◆ Collected data:
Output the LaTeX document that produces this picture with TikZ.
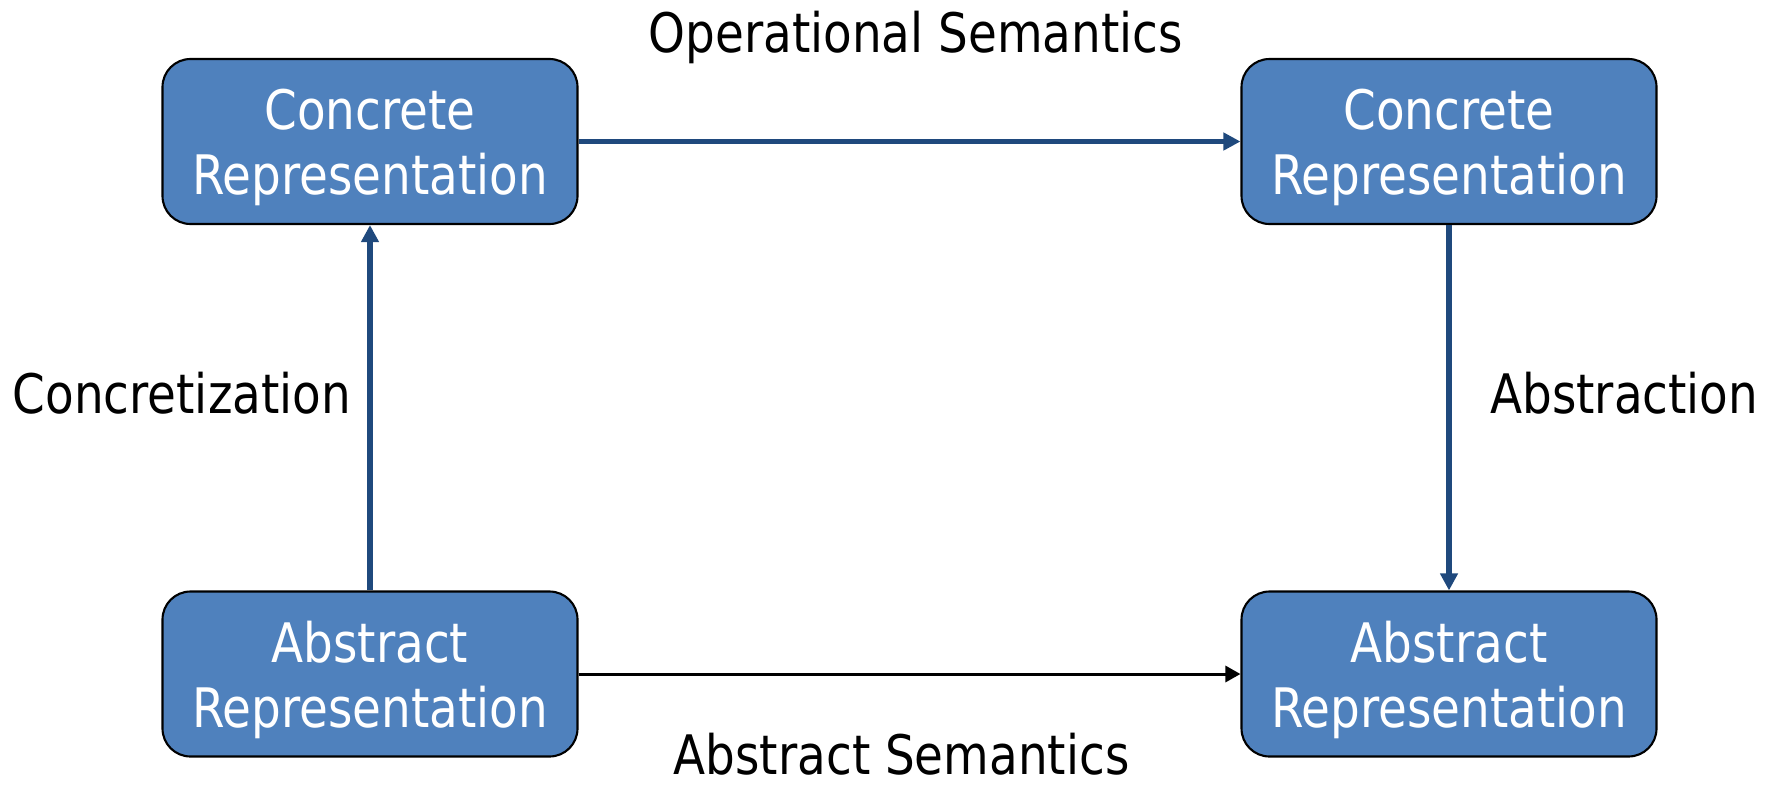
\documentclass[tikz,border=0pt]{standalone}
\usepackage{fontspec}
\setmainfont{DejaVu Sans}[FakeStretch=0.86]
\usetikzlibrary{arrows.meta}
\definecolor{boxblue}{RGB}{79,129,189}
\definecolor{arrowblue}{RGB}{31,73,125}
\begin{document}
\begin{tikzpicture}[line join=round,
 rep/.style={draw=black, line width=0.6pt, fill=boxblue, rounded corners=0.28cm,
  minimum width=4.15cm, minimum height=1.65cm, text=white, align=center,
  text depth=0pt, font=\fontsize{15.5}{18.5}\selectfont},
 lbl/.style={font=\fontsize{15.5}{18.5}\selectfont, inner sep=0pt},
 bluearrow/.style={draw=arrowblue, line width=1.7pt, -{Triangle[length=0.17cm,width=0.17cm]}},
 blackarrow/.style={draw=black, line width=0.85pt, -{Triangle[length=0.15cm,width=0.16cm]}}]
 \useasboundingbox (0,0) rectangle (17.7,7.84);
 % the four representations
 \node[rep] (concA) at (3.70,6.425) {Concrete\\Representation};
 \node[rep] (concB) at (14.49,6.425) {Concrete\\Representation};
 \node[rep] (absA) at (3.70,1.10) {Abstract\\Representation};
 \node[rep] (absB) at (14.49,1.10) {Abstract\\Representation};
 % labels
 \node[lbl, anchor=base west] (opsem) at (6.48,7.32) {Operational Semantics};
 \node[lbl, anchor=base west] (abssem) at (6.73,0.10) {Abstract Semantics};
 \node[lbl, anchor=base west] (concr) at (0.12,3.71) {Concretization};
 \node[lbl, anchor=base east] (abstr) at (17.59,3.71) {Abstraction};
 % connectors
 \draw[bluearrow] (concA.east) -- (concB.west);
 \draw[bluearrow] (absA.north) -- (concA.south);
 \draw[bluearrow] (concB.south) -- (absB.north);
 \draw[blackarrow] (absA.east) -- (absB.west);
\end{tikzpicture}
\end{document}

◆ Aim of the task:
Leave out all pictures, then copy the remaining material exactly.

◆ Response:
Output the LaTeX document that produces this picture with TikZ.
\documentclass[tikz,border=0pt]{standalone}
\usepackage{fontspec}
\setmainfont{DejaVu Sans}[FakeStretch=0.86]
\usetikzlibrary{arrows.meta}
\definecolor{boxblue}{RGB}{79,129,189}
\definecolor{arrowblue}{RGB}{31,73,125}
\begin{document}
\begin{tikzpicture}[line join=round,
 rep/.style={draw=black, line width=0.6pt, fill=boxblue, rounded corners=0.28cm,
  minimum width=4.15cm, minimum height=1.65cm, text=white, align=center,
  text depth=0pt, font=\fontsize{15.5}{18.5}\selectfont},
 lbl/.style={font=\fontsize{15.5}{18.5}\selectfont, inner sep=0pt},
 bluearrow/.style={draw=arrowblue, line width=1.7pt, -{Triangle[length=0.17cm,width=0.17cm]}},
 blackarrow/.style={draw=black, line width=0.85pt, -{Triangle[length=0.15cm,width=0.16cm]}}]
 \useasboundingbox (0,0) rectangle (17.7,7.84);
 % the four representations
 \node[rep] (concA) at (3.70,6.425) {Concrete\\Representation};
 \node[rep] (concB) at (14.49,6.425) {Concrete\\Representation};
 \node[rep] (absA) at (3.70,1.10) {Abstract\\Representation};
 \node[rep] (absB) at (14.49,1.10) {Abstract\\Representation};
 % labels
 \node[lbl, anchor=base west] (opsem) at (6.48,7.32) {Operational Semantics};
 \node[lbl, anchor=base west] (abssem) at (6.73,0.10) {Abstract Semantics};
 \node[lbl, anchor=base west] (concr) at (0.12,3.71) {Concretization};
 \node[lbl, anchor=base east] (abstr) at (17.59,3.71) {Abstraction};
 % connectors
 \draw[bluearrow] (concA.east) -- (concB.west);
 \draw[bluearrow] (absA.north) -- (concA.south);
 \draw[bluearrow] (concB.south) -- (absB.north);
 \draw[blackarrow] (absA.east) -- (absB.west);
\end{tikzpicture}
\end{document}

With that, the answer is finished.